##### Supplied data #####

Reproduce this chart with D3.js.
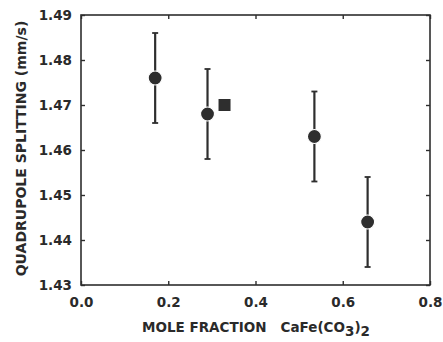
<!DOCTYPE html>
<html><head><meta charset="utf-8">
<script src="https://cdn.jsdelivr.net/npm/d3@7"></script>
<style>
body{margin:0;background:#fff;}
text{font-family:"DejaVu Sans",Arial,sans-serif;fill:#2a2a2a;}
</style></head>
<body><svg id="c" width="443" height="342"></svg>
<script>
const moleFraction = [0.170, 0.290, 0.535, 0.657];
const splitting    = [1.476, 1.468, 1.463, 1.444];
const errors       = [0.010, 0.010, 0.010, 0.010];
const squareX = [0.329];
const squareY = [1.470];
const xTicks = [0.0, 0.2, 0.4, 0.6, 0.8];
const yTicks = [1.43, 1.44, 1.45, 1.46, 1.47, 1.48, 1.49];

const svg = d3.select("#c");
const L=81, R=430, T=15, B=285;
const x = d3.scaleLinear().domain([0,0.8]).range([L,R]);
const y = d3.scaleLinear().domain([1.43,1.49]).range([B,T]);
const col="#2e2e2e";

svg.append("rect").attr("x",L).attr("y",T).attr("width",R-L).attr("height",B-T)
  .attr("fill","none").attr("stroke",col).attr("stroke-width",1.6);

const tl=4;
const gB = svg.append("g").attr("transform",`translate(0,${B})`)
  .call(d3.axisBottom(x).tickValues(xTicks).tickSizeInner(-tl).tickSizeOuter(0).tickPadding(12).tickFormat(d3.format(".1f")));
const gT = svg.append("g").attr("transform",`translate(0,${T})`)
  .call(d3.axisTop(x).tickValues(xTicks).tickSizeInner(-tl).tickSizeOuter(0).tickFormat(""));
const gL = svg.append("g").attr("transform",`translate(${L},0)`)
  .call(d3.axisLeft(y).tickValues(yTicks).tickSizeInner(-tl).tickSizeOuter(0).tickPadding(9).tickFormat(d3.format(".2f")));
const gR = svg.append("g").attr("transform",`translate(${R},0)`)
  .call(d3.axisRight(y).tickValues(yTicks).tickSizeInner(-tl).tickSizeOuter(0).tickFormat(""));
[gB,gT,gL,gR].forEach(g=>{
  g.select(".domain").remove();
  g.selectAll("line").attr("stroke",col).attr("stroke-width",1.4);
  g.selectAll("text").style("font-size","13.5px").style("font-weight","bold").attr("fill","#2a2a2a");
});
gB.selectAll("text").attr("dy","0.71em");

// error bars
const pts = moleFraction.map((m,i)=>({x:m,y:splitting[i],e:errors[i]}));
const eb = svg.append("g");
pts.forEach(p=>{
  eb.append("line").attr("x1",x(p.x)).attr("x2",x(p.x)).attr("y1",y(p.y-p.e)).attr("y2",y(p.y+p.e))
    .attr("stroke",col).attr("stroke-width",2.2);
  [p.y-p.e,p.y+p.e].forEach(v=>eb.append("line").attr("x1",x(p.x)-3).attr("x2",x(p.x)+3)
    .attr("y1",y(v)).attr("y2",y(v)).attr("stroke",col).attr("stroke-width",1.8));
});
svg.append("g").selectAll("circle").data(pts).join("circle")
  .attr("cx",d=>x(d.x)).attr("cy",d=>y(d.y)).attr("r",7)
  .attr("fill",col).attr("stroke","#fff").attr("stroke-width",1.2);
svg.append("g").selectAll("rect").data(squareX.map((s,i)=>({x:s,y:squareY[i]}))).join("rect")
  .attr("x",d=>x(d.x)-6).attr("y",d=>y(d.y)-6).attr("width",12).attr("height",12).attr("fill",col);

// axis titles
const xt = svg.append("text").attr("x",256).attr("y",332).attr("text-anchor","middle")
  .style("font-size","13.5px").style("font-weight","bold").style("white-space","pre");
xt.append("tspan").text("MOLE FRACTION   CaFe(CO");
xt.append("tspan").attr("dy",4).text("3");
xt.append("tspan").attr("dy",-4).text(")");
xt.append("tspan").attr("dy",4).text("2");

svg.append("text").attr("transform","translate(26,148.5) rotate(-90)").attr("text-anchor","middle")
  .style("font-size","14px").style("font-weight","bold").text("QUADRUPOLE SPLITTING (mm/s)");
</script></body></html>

#####

◆ Exercise instructions ◆
Repeat the material above verbatim, with no pictures in the output.

◆ Exercise answer ◆
Reproduce this chart with D3.js.
<!DOCTYPE html>
<html><head><meta charset="utf-8">
<script src="https://cdn.jsdelivr.net/npm/d3@7"></script>
<style>
body{margin:0;background:#fff;}
text{font-family:"DejaVu Sans",Arial,sans-serif;fill:#2a2a2a;}
</style></head>
<body><svg id="c" width="443" height="342"></svg>
<script>
const moleFraction = [0.170, 0.290, 0.535, 0.657];
const splitting    = [1.476, 1.468, 1.463, 1.444];
const errors       = [0.010, 0.010, 0.010, 0.010];
const squareX = [0.329];
const squareY = [1.470];
const xTicks = [0.0, 0.2, 0.4, 0.6, 0.8];
const yTicks = [1.43, 1.44, 1.45, 1.46, 1.47, 1.48, 1.49];

const svg = d3.select("#c");
const L=81, R=430, T=15, B=285;
const x = d3.scaleLinear().domain([0,0.8]).range([L,R]);
const y = d3.scaleLinear().domain([1.43,1.49]).range([B,T]);
const col="#2e2e2e";

svg.append("rect").attr("x",L).attr("y",T).attr("width",R-L).attr("height",B-T)
  .attr("fill","none").attr("stroke",col).attr("stroke-width",1.6);

const tl=4;
const gB = svg.append("g").attr("transform",`translate(0,${B})`)
  .call(d3.axisBottom(x).tickValues(xTicks).tickSizeInner(-tl).tickSizeOuter(0).tickPadding(12).tickFormat(d3.format(".1f")));
const gT = svg.append("g").attr("transform",`translate(0,${T})`)
  .call(d3.axisTop(x).tickValues(xTicks).tickSizeInner(-tl).tickSizeOuter(0).tickFormat(""));
const gL = svg.append("g").attr("transform",`translate(${L},0)`)
  .call(d3.axisLeft(y).tickValues(yTicks).tickSizeInner(-tl).tickSizeOuter(0).tickPadding(9).tickFormat(d3.format(".2f")));
const gR = svg.append("g").attr("transform",`translate(${R},0)`)
  .call(d3.axisRight(y).tickValues(yTicks).tickSizeInner(-tl).tickSizeOuter(0).tickFormat(""));
[gB,gT,gL,gR].forEach(g=>{
  g.select(".domain").remove();
  g.selectAll("line").attr("stroke",col).attr("stroke-width",1.4);
  g.selectAll("text").style("font-size","13.5px").style("font-weight","bold").attr("fill","#2a2a2a");
});
gB.selectAll("text").attr("dy","0.71em");

// error bars
const pts = moleFraction.map((m,i)=>({x:m,y:splitting[i],e:errors[i]}));
const eb = svg.append("g");
pts.forEach(p=>{
  eb.append("line").attr("x1",x(p.x)).attr("x2",x(p.x)).attr("y1",y(p.y-p.e)).attr("y2",y(p.y+p.e))
    .attr("stroke",col).attr("stroke-width",2.2);
  [p.y-p.e,p.y+p.e].forEach(v=>eb.append("line").attr("x1",x(p.x)-3).attr("x2",x(p.x)+3)
    .attr("y1",y(v)).attr("y2",y(v)).attr("stroke",col).attr("stroke-width",1.8));
});
svg.append("g").selectAll("circle").data(pts).join("circle")
  .attr("cx",d=>x(d.x)).attr("cy",d=>y(d.y)).attr("r",7)
  .attr("fill",col).attr("stroke","#fff").attr("stroke-width",1.2);
svg.append("g").selectAll("rect").data(squareX.map((s,i)=>({x:s,y:squareY[i]}))).join("rect")
  .attr("x",d=>x(d.x)-6).attr("y",d=>y(d.y)-6).attr("width",12).attr("height",12).attr("fill",col);

// axis titles
const xt = svg.append("text").attr("x",256).attr("y",332).attr("text-anchor","middle")
  .style("font-size","13.5px").style("font-weight","bold").style("white-space","pre");
xt.append("tspan").text("MOLE FRACTION   CaFe(CO");
xt.append("tspan").attr("dy",4).text("3");
xt.append("tspan").attr("dy",-4).text(")");
xt.append("tspan").attr("dy",4).text("2");

svg.append("text").attr("transform","translate(26,148.5) rotate(-90)").attr("text-anchor","middle")
  .style("font-size","14px").style("font-weight","bold").text("QUADRUPOLE SPLITTING (mm/s)");
</script></body></html>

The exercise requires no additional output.